近年は登山ブームで、これらの人達が実際に自分の名前と同名の山を登るとしたならどのように感じるのでしょうか。他にも、登山(とやま)さんという方もいるので、富士山さんと登山さんが一緒に富士山の頂上に立つ姿を見てみたいものです。
「霊」「霊元」「幽谷」難読の珍名さん 7月26日は「幽霊の日」
日本にはさまざまな記念日があるが、そのなかでも一風変わった記念日があります。7月26日は「幽霊の日」とされています。7月26日が「幽霊の日」となった由来は、1825年(文政8年)7月26日に江戸の中村座で「東海道四谷怪談」が初めて演じられた日だからと言われています。四谷怪談と言えば「お岩さん」が登場する日本の幽霊話の中でも代表的なもので、今でも語り継がれています。

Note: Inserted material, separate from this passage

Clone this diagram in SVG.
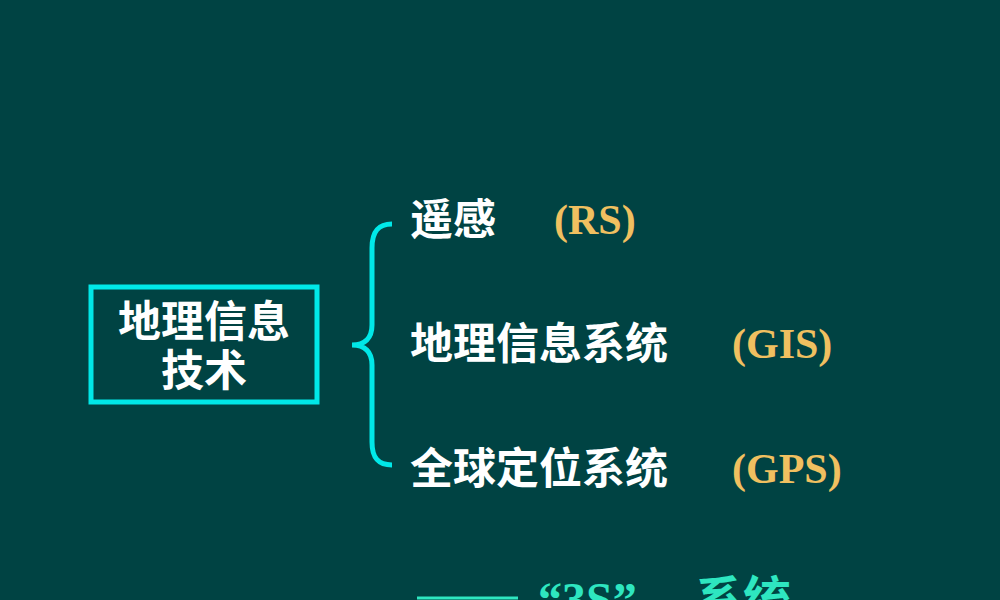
<svg xmlns="http://www.w3.org/2000/svg" width="1000" height="600" viewBox="0 0 1000 600">
<style>
.w{fill:#fff;font-family:"Liberation Sans","Noto Sans CJK SC",sans-serif;font-weight:bold;font-size:43px}
.y{fill:#f0c060;font-family:"Liberation Serif",serif;font-weight:bold;font-size:42px}
.g{fill:#2ee6c0;font-family:"Liberation Serif","Noto Sans CJK SC",serif;font-weight:bold;font-size:48px}
</style>
<rect width="1000" height="600" fill="#004343"/>
<g id="root">
<rect x="91" y="287" width="226" height="115" fill="none" stroke="#00e8e8" stroke-width="5"/>
<text class="w" x="204" y="337" text-anchor="middle">地理信息</text>
<text class="w" x="204" y="386" text-anchor="middle">技术</text>
</g>
<g id="connectors">
<path d="M392,224 C378,224 372,232 372,248 L372,325 C372,338 365,345 352,345 C365,345 372,352 372,365 L372,442 C372,458 378,465 392,465" fill="none" stroke="#00e8e8" stroke-width="5"/>
</g>
<g id="rs"><text class="w" x="410" y="235">遥感</text><text class="y" x="554" y="234">(RS)</text></g>
<g id="gis"><text class="w" x="410" y="359">地理信息系统</text><text class="y" x="732" y="358">(GIS)</text></g>
<g id="gps"><text class="w" x="410" y="484">全球定位系统</text><text class="y" x="732" y="483">(GPS)</text></g>
<g id="bottom">
<line x1="417" y1="598" x2="518" y2="598" stroke="#2ee6c0" stroke-width="3"/>
<text class="g" x="538" y="616">“3S”<tspan x="695">系统</tspan></text>
</g>
</svg>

昔から幽霊は怖いとのイメージがあるからなのか、「幽霊(ゆうれい)」という名字は存在しません。しかし、「霊」という名字が奈良県に存在する。これは、「みたま」と読む。なぜ、このような名字を付けたのか不思議に思いますが、由来は職業が寺の僧侶であったからで、幽霊とは関係がありません。熊本県には「幽霊寺」と呼ばれる寺があるが、住職の名字は紫安(むらやす)で霊には関係なさそうである。
「霊」の付く名字には「霊山(よしやま・たまやま)」「霊元(よしもと)」「霊田(たまた・たまだ・れいだ)」「霊園(れいえん)」「霊鞍(たまくら)」「霊鷲(たまわし)」などがあります。幽霊は、一般的に人を呪うようなものとして知られていますが、これらの名字はいずれも良い意味での霊を表した名字のように思えます。
一方で、「幽」が付く名字は「幽谷」のみ存在します。こちらは、「かすや」と読む。幽霊の実在は明かではないが、多くの場合「足がなく、ぼんやりとかすんで見える」イメージがある。その様子から「かすや」と呼ぶようになったのかもしれません。